I’ve been reflecting on Adam McHugh’s book, Introverts in the Church, and the ways that we (Introverts & Extroverts alike) spiritualize and idealize our personalities. We make our own personality traits, and the spiritual gifts often associated with them, the norm or preferred method of expressing our faith.

For example, I’ve often found myself in church contexts that spiritualize extroversion. What I mean is that the gifts and skills normally associated with extroverts are held up as the paradigm of spiritual maturity. These gifts and skills are evangelism, mobilization, and networking. Along with the gift of preaching, these three gifts/skills are the primary lens through which evangelicals view spiritual maturity and the qualities they look for in “good” leaders.

If you can walk up to a total stranger and strike up a spiritual conversation with them, then you have engaged in evangelism and are spiritually mature. If you can mobilize a large number of people to a certain task, then you are a leader. If you have a large circle of friends and know how to network well, then you have a large sphere of influence and a good candidate for church leadership.

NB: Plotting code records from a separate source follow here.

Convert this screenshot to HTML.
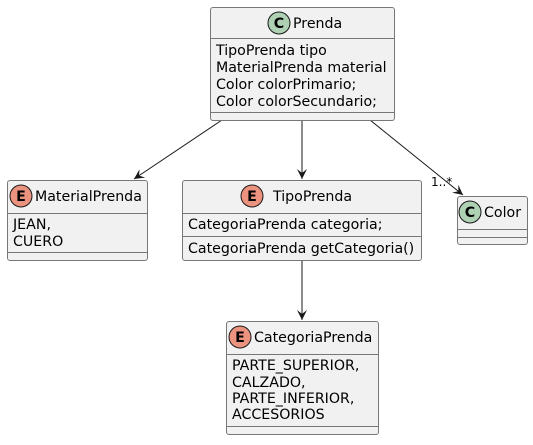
<!DOCTYPE html>
<html><head><meta charset="utf-8"><style>
body{margin:0;background:#fff}
svg text{font-family:"DejaVu Sans","Liberation Sans",sans-serif;font-size:14.2px;fill:#000}
.b{fill:#F1F1F1;stroke:#777;stroke-width:1}
.d{stroke:#777;stroke-width:1}
.l{stroke:#181818;stroke-width:1}
</style></head><body>
<svg width="533" height="440" viewBox="0 0 533 440">
<defs><marker id="ar" markerWidth="12" markerHeight="10" refX="10" refY="5" orient="auto" markerUnits="userSpaceOnUse"><path d="M0,0 L10,5 L0,10 L4,5 Z" fill="#181818"/></marker></defs>
<g>
<line class="l" x1="222" y1="120" x2="134" y2="179" marker-end="url(#ar)"/>
<line class="l" x1="302" y1="120" x2="302" y2="179" marker-end="url(#ar)"/>
<line class="l" x1="370" y1="120" x2="463" y2="195" marker-end="url(#ar)"/>
<text x="431" y="186" style="font-size:12px">1..*</text>
<line class="l" x1="302" y1="260" x2="302" y2="320" marker-end="url(#ar)"/>
</g>
<g>
<rect class="b" x="210.5" y="7.5" width="184" height="113" rx="2.5"/>
<circle cx="279" cy="23" r="11" fill="#ADD1B2" stroke="#181818" stroke-width="1"/>
<text x="279" y="28" text-anchor="middle" style="font-weight:bold">C</text>
<text x="293" y="28">Prenda</text>
<line class="d" x1="210" y1="38.5" x2="394" y2="38.5"/>
<text x="216" y="55">TipoPrenda tipo</text>
<text x="216" y="72">MaterialPrenda material</text>
<text x="216" y="89">Color colorPrimario;</text>
<text x="216" y="106">Color colorSecundario;</text>
<line class="d" x1="210" y1="112.5" x2="394" y2="112.5"/>
</g>
<g>
<rect class="b" x="7.5" y="180.5" width="140" height="80" rx="2.5"/>
<circle cx="21" cy="196" r="11" fill="#EB937F" stroke="#181818" stroke-width="1"/>
<text x="21" y="201" text-anchor="middle" style="font-weight:bold">E</text>
<text x="35" y="201">MaterialPrenda</text>
<line class="d" x1="7" y1="213.5" x2="147" y2="213.5"/>
<text x="13" y="229">JEAN,</text>
<text x="13" y="246">CUERO</text>
<line class="d" x1="7" y1="252.5" x2="147" y2="252.5"/>
</g>
<g>
<rect class="b" x="182.5" y="180.5" width="239" height="80" rx="2.5"/>
<circle cx="252" cy="196" r="11" fill="#EB937F" stroke="#181818" stroke-width="1"/>
<text x="252" y="201" text-anchor="middle" style="font-weight:bold">E</text>
<text x="273" y="201">TipoPrenda</text>
<line class="d" x1="182" y1="213.5" x2="421" y2="213.5"/>
<text x="188" y="229">CategoriaPrenda categoria;</text>
<line class="d" x1="182" y1="236.5" x2="421" y2="236.5"/>
<text x="188" y="253">CategoriaPrenda getCategoria()</text>
</g>
<g>
<rect class="b" x="457.5" y="196.5" width="70" height="48" rx="2.5"/>
<circle cx="470" cy="212" r="11" fill="#ADD1B2" stroke="#181818" stroke-width="1"/>
<text x="470" y="217" text-anchor="middle" style="font-weight:bold">C</text>
<text x="484" y="217">Color</text>
<line class="d" x1="457" y1="229.5" x2="527" y2="229.5"/>
<line class="d" x1="457" y1="237.5" x2="527" y2="237.5"/>
</g>
<g>
<rect class="b" x="226.5" y="321.5" width="152" height="113" rx="2.5"/>
<circle cx="240" cy="337" r="11" fill="#EB937F" stroke="#181818" stroke-width="1"/>
<text x="240" y="342" text-anchor="middle" style="font-weight:bold">E</text>
<text x="254" y="342">CategoriaPrenda</text>
<line class="d" x1="226" y1="354.5" x2="378" y2="354.5"/>
<text x="232" y="370">PARTE_SUPERIOR,</text>
<text x="232" y="387">CALZADO,</text>
<text x="232" y="403">PARTE_INFERIOR,</text>
<text x="232" y="419">ACCESORIOS</text>
<line class="d" x1="226" y1="426.5" x2="378" y2="426.5"/>
</g>
</svg>
</body></html>
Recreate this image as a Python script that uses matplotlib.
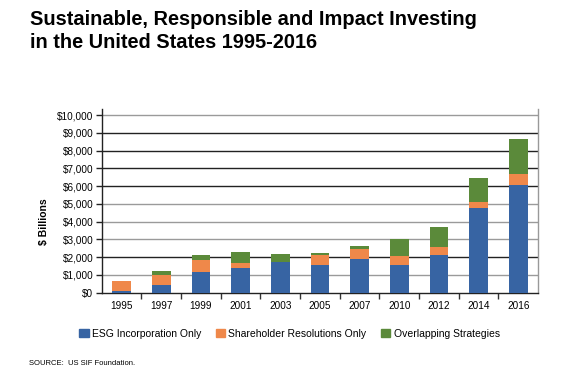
import matplotlib
matplotlib.use("Agg")
import matplotlib.pyplot as plt
import numpy as np
from matplotlib.patches import Patch
from matplotlib.ticker import FuncFormatter

plt.rcParams["font.family"] = ["Liberation Sans", "DejaVu Sans"]

years = ["1995", "1997", "1999", "2001", "2003", "2005", "2007", "2010", "2012", "2014", "2016"]
esg = [110, 430, 1150, 1370, 1730, 1540, 1900, 1540, 2140, 4780, 6040]
shareholder = [550, 580, 690, 280, 0, 580, 580, 510, 410, 340, 620]
overlapping = [0, 190, 300, 660, 430, 110, 170, 990, 1160, 1350, 2000]
series_names = ["ESG Incorporation Only", "Shareholder Resolutions Only", "Overlapping Strategies"]
colors = ["#3764A3", "#EF884A", "#5B8A3A"]
# gridline shades as they appear in the source image ($1,000 .. $10,000)
grid_shades = ["#9a9a9a", "#222222", "#9a9a9a", "#9a9a9a", "#9a9a9a",
               "#222222", "#222222", "#222222", "#222222", "#9a9a9a"]

fig = plt.figure(figsize=(5.75, 3.88), dpi=100)
ax = fig.add_axes([0.1769, 0.2456, 0.7588, 0.474])

x = np.arange(len(years))
bottom = np.zeros(len(years))
for vals, c in zip([esg, shareholder, overlapping], colors):
    ax.bar(x, vals, width=0.47, bottom=bottom, color=c, zorder=3)
    bottom += np.array(vals)

for lvl, shade in zip(range(1000, 10001, 1000), grid_shades):
    ax.axhline(lvl, color=shade, lw=1.0, zorder=1)

ax.set_xlim(-0.5, len(years) - 0.5)
ax.set_ylim(0, 10350)
ax.set_yticks(range(0, 10001, 1000))
ax.yaxis.set_major_formatter(FuncFormatter(lambda v, p: f"${int(v):,}"))
ax.set_xticks(x)
ax.set_xticklabels(years)
ax.set_xticks(np.arange(0.5, len(years) - 1, 1), minor=True)
ax.tick_params(axis="x", which="major", length=0, pad=6, labelsize=7.2)
ax.tick_params(axis="x", which="minor", length=4, width=1, color="#333333", direction="out")
ax.tick_params(axis="y", length=4, width=1, color="#222222", pad=2, labelsize=7.2)

ax.spines["top"].set_visible(False)
ax.spines["left"].set_color("#222222")
ax.spines["bottom"].set_color("#222222")
ax.spines["right"].set_color("#999999")
for s in ax.spines.values():
    s.set_linewidth(1.0)

fig.text(0.076, 0.428, "$ Billions", rotation=90, ha="center", va="center",
         fontsize=7.5, fontweight="bold")

fig.text(0.052, 0.974, "Sustainable, Responsible and Impact Investing\nin the United States 1995-2016",
         ha="left", va="top", fontsize=14.4, fontweight="bold", linespacing=1.26)

handles = [Patch(color=c) for c in colors]
fig.legend(handles, series_names, loc="center", bbox_to_anchor=(0.5035, 0.14), ncol=3,
           frameon=False, fontsize=7.5, handlelength=0.9, handleheight=0.9,
           handletextpad=0.3, columnspacing=1.4, borderaxespad=0)

fig.text(0.0496, 0.062, "SOURCE:  US SIF Foundation.", fontsize=5.5, ha="left", va="center")

fig.savefig("out.png", dpi=100)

This paradigm needs to be challenged because it is far too narrow. Extroverts, like introverts, are limited, and their personalities and gifts are not the only (or even the best) qualifications for spiritual leadership. Confrontational evangelism can often do more harm than good. Sometimes people don’t need to be mobilized, they just need to be heard. Being able to network is a good quality to have, but it can sometimes leave people feeling more like commodities than humans.

My point is not that extroverts are bad. Far from it! (I married one, after all.) Nor is my point that evangelism, mobilization, and networking are unnecessary. They are very important, and I’m convinced that I find myself in these contexts because I need to learn to do these things better. But they are not crucial for church leadership nor indicative of spiritual maturity. We have spiritualized extroversion and made the personality traits and natural gifts/skills of extroverts the paradigm for Christian leadership. There’s nothing about 1 Timothy 3 that points to extroverts over introverts as ideal candidates for church leadership. We need to move beyond personality and gifting and see character as the true qualification for spiritual maturity.